• **Your task**: Print verbatim the opening line of the material and every subsequent line through the one containing "plt.rcParams['font.family'] = ['Noto".

• **Data lines**:

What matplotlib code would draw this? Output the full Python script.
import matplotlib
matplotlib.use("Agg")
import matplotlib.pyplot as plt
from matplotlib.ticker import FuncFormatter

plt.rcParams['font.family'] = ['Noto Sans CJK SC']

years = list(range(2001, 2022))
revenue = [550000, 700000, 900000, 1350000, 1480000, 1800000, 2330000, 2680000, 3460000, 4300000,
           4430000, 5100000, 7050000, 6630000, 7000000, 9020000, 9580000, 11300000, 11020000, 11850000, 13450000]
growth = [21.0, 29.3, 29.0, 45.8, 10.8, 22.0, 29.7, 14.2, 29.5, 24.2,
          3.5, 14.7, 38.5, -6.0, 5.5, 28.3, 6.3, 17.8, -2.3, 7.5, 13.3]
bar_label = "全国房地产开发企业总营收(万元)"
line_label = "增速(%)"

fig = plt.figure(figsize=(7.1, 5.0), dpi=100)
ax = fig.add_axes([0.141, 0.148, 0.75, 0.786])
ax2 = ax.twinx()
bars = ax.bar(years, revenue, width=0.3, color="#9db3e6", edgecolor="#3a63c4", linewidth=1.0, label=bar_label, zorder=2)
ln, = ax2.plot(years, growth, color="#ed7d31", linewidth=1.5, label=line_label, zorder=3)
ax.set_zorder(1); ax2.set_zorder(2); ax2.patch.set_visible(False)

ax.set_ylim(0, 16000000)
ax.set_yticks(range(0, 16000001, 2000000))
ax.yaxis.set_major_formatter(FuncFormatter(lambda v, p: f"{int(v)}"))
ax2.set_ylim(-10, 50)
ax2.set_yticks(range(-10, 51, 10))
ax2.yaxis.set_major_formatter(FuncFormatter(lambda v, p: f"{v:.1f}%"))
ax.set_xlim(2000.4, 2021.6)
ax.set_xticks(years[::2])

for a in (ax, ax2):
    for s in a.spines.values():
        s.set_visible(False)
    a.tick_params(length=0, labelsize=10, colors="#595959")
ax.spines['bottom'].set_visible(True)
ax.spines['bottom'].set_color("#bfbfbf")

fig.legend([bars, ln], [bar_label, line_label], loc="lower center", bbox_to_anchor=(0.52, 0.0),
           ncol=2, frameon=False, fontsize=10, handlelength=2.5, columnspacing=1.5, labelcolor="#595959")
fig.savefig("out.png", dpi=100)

• **The answer**:
What matplotlib code would draw this? Output the full Python script.
import matplotlib
matplotlib.use("Agg")
import matplotlib.pyplot as plt
from matplotlib.ticker import FuncFormatter

plt.rcParams['font.family'] = ['Noto Sans CJK SC']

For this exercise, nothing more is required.